#### [TASK]
Exactly the lines from the start of the data below through the line that contains "(0,0) rectangle (986,749);" are to be copied, with pictures left out.

------ ENTRIES SUPPLIED ------

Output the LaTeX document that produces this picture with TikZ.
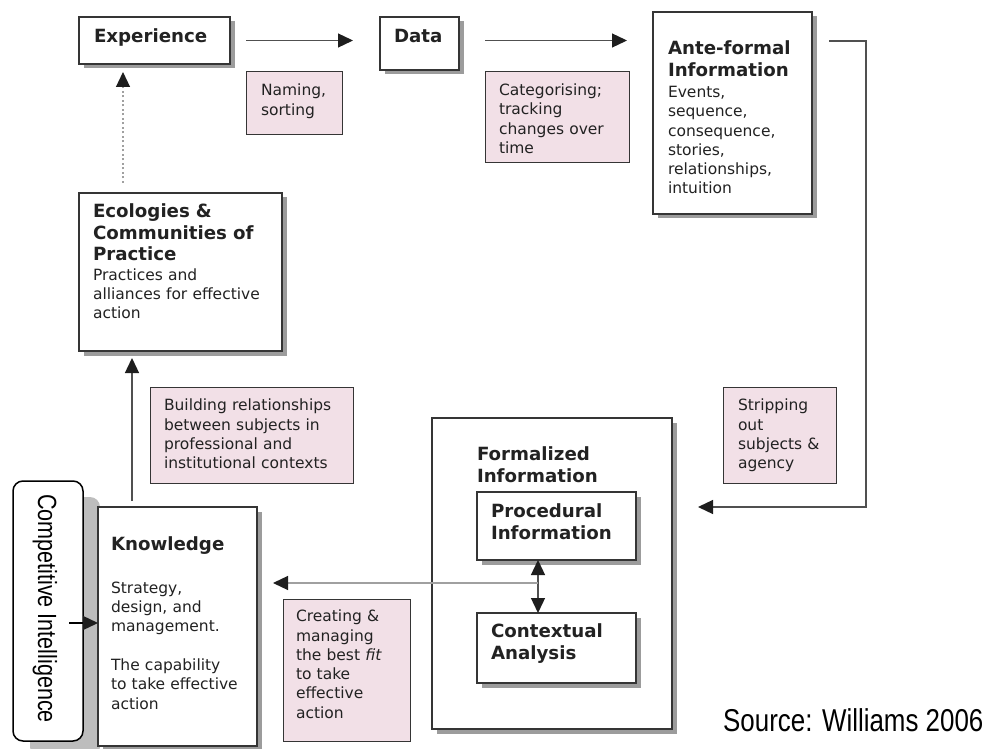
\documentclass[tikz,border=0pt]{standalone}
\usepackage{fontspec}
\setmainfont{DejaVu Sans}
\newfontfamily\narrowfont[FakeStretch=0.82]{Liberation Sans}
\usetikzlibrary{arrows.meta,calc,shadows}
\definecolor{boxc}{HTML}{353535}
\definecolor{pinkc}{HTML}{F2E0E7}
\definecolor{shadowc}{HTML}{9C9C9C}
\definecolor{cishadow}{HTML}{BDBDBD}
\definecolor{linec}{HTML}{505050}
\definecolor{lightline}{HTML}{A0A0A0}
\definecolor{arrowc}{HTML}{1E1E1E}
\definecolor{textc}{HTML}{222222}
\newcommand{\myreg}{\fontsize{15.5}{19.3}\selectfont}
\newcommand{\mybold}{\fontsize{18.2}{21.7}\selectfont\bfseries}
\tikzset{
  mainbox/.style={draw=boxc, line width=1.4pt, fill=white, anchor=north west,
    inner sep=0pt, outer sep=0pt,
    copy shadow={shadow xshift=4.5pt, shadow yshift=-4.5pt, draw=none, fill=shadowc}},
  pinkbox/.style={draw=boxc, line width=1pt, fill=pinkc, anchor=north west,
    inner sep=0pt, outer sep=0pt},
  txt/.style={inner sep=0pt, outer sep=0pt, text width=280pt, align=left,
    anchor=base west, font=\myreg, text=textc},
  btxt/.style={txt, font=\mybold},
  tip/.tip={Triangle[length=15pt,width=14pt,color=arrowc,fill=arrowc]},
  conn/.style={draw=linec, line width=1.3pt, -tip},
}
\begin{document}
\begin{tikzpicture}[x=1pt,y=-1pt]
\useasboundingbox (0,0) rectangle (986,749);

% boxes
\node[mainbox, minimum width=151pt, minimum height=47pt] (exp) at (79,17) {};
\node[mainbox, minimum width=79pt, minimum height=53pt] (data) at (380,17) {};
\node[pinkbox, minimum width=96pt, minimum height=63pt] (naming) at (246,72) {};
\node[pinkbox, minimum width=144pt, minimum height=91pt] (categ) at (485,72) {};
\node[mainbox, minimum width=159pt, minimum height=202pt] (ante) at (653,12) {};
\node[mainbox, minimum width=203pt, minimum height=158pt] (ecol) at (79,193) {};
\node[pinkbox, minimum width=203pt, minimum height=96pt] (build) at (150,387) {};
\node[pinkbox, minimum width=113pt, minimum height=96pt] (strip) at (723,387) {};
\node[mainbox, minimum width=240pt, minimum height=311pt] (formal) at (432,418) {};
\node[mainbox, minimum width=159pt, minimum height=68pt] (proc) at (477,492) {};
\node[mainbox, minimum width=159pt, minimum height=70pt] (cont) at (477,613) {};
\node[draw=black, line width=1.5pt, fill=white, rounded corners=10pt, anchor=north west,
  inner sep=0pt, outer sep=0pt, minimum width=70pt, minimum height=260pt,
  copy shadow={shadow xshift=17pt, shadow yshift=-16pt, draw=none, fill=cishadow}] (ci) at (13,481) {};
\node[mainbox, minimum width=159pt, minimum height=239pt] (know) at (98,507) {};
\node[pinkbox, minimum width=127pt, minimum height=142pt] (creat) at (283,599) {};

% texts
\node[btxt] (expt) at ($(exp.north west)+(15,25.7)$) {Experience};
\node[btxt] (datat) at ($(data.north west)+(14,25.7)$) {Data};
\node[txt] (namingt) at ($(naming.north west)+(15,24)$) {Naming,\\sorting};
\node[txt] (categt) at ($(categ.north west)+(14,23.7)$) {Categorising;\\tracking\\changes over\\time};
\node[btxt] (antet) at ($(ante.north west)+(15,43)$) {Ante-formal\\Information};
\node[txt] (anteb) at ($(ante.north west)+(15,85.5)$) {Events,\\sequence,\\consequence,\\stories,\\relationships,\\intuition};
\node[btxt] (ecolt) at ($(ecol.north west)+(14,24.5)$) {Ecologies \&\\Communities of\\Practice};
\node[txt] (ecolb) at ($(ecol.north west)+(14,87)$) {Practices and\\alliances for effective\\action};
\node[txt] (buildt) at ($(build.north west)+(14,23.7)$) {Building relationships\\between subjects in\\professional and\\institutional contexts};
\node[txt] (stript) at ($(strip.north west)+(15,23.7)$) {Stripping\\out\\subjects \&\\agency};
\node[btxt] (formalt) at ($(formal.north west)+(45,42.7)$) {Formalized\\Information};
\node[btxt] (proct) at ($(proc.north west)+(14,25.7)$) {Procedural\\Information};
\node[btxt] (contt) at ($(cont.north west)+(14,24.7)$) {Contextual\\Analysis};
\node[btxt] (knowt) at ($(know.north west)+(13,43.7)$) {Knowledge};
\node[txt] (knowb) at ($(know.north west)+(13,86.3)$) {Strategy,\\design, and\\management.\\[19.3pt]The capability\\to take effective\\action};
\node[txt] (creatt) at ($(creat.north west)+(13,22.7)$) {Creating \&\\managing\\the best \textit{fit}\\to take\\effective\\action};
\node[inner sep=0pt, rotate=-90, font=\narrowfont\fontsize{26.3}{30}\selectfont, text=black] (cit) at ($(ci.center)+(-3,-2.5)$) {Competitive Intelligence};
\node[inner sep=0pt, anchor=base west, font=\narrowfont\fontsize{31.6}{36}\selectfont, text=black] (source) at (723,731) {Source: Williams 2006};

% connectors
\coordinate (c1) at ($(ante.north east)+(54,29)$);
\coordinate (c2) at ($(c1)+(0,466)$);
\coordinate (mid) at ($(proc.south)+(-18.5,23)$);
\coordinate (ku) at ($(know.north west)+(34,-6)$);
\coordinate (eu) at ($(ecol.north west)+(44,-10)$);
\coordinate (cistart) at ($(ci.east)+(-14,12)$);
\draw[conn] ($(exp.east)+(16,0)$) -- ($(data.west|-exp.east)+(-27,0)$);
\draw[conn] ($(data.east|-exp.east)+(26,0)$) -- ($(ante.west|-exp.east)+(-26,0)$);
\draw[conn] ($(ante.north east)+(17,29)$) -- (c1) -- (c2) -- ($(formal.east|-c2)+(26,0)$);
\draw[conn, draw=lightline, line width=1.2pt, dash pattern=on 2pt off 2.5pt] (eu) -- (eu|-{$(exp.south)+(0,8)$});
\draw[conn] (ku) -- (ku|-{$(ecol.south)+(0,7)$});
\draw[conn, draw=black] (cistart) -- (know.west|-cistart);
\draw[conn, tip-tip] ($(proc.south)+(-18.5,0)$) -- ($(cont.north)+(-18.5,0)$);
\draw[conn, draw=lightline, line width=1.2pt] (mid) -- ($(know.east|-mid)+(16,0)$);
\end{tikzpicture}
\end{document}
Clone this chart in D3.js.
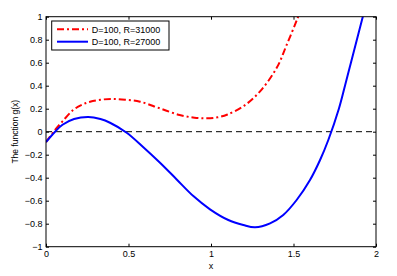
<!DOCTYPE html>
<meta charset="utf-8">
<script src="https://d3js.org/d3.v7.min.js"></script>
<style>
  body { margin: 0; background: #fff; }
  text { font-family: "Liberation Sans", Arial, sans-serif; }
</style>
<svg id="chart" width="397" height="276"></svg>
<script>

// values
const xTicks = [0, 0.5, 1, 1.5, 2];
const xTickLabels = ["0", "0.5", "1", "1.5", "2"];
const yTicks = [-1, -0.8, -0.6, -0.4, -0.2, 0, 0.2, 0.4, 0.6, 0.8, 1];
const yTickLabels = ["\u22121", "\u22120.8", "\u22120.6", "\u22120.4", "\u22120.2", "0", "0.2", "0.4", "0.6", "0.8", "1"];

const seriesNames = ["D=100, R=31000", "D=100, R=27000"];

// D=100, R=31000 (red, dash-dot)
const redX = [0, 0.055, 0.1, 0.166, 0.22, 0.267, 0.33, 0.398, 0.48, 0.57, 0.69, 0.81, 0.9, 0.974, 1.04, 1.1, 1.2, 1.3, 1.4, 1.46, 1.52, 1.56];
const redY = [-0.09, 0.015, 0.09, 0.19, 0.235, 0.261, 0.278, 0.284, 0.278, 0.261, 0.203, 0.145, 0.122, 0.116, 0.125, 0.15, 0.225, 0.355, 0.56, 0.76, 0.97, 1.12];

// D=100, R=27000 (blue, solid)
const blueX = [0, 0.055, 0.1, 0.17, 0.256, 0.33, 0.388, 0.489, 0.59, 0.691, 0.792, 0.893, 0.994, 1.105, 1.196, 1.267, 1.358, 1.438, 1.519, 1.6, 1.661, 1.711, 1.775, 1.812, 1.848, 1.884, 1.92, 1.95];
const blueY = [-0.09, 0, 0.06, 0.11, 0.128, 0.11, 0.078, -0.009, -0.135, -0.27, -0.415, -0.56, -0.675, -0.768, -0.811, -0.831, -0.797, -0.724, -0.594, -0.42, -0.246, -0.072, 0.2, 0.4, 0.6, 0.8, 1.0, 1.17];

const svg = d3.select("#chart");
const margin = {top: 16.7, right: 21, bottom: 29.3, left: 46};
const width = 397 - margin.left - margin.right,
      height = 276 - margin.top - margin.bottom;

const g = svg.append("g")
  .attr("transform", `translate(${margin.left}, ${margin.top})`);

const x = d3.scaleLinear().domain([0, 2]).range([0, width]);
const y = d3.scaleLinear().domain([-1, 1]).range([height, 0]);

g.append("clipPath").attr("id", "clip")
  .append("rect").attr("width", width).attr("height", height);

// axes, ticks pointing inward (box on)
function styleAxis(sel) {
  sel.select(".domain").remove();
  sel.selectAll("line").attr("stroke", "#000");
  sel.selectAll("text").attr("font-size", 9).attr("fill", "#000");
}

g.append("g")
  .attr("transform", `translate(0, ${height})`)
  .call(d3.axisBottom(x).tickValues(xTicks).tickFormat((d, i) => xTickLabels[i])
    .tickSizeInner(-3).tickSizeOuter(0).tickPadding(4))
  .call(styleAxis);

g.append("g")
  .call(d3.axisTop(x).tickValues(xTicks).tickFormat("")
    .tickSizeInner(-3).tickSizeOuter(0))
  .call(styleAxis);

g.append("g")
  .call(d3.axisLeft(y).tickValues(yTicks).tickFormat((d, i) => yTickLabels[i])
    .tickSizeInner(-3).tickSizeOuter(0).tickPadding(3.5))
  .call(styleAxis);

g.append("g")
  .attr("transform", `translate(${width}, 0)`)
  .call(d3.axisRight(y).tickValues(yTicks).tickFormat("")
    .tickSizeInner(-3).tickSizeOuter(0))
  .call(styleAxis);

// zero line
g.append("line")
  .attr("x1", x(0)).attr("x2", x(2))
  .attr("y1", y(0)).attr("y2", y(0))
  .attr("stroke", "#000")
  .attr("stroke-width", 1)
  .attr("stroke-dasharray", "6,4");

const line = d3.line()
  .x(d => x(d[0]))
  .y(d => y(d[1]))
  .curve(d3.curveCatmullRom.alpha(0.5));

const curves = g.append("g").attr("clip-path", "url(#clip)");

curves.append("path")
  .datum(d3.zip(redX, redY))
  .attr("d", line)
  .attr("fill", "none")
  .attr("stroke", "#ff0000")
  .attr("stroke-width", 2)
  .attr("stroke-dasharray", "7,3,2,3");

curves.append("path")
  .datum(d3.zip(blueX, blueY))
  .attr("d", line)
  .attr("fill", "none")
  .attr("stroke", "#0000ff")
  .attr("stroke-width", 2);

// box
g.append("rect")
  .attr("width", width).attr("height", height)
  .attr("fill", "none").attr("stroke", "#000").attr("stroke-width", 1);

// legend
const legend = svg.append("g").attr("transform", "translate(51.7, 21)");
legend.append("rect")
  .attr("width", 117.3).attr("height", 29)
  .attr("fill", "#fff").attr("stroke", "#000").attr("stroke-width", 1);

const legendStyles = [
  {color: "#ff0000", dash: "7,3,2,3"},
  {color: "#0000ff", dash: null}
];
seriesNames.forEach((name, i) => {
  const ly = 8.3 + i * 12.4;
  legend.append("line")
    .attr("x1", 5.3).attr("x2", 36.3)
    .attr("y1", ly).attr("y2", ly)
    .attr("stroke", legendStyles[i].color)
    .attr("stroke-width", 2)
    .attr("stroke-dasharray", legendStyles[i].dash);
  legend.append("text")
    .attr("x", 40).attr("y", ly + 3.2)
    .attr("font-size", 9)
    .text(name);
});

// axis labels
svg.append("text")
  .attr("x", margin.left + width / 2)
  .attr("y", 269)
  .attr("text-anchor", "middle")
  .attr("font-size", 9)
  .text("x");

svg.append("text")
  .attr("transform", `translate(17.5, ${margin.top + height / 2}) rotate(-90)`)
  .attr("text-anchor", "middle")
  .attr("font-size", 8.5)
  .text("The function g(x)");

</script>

------

#### [COMPLETE ANSWER]
Output the LaTeX document that produces this picture with TikZ.
\documentclass[tikz,border=0pt]{standalone}
\usepackage{fontspec}
\setmainfont{DejaVu Sans}
\newfontfamily\narrowfont[FakeStretch=0.82]{Liberation Sans}
\usetikzlibrary{arrows.meta,calc,shadows}
\definecolor{boxc}{HTML}{353535}
\definecolor{pinkc}{HTML}{F2E0E7}
\definecolor{shadowc}{HTML}{9C9C9C}
\definecolor{cishadow}{HTML}{BDBDBD}
\definecolor{linec}{HTML}{505050}
\definecolor{lightline}{HTML}{A0A0A0}
\definecolor{arrowc}{HTML}{1E1E1E}
\definecolor{textc}{HTML}{222222}
\newcommand{\myreg}{\fontsize{15.5}{19.3}\selectfont}
\newcommand{\mybold}{\fontsize{18.2}{21.7}\selectfont\bfseries}
\tikzset{
  mainbox/.style={draw=boxc, line width=1.4pt, fill=white, anchor=north west,
    inner sep=0pt, outer sep=0pt,
    copy shadow={shadow xshift=4.5pt, shadow yshift=-4.5pt, draw=none, fill=shadowc}},
  pinkbox/.style={draw=boxc, line width=1pt, fill=pinkc, anchor=north west,
    inner sep=0pt, outer sep=0pt},
  txt/.style={inner sep=0pt, outer sep=0pt, text width=280pt, align=left,
    anchor=base west, font=\myreg, text=textc},
  btxt/.style={txt, font=\mybold},
  tip/.tip={Triangle[length=15pt,width=14pt,color=arrowc,fill=arrowc]},
  conn/.style={draw=linec, line width=1.3pt, -tip},
}
\begin{document}
\begin{tikzpicture}[x=1pt,y=-1pt]
\useasboundingbox (0,0) rectangle (986,749);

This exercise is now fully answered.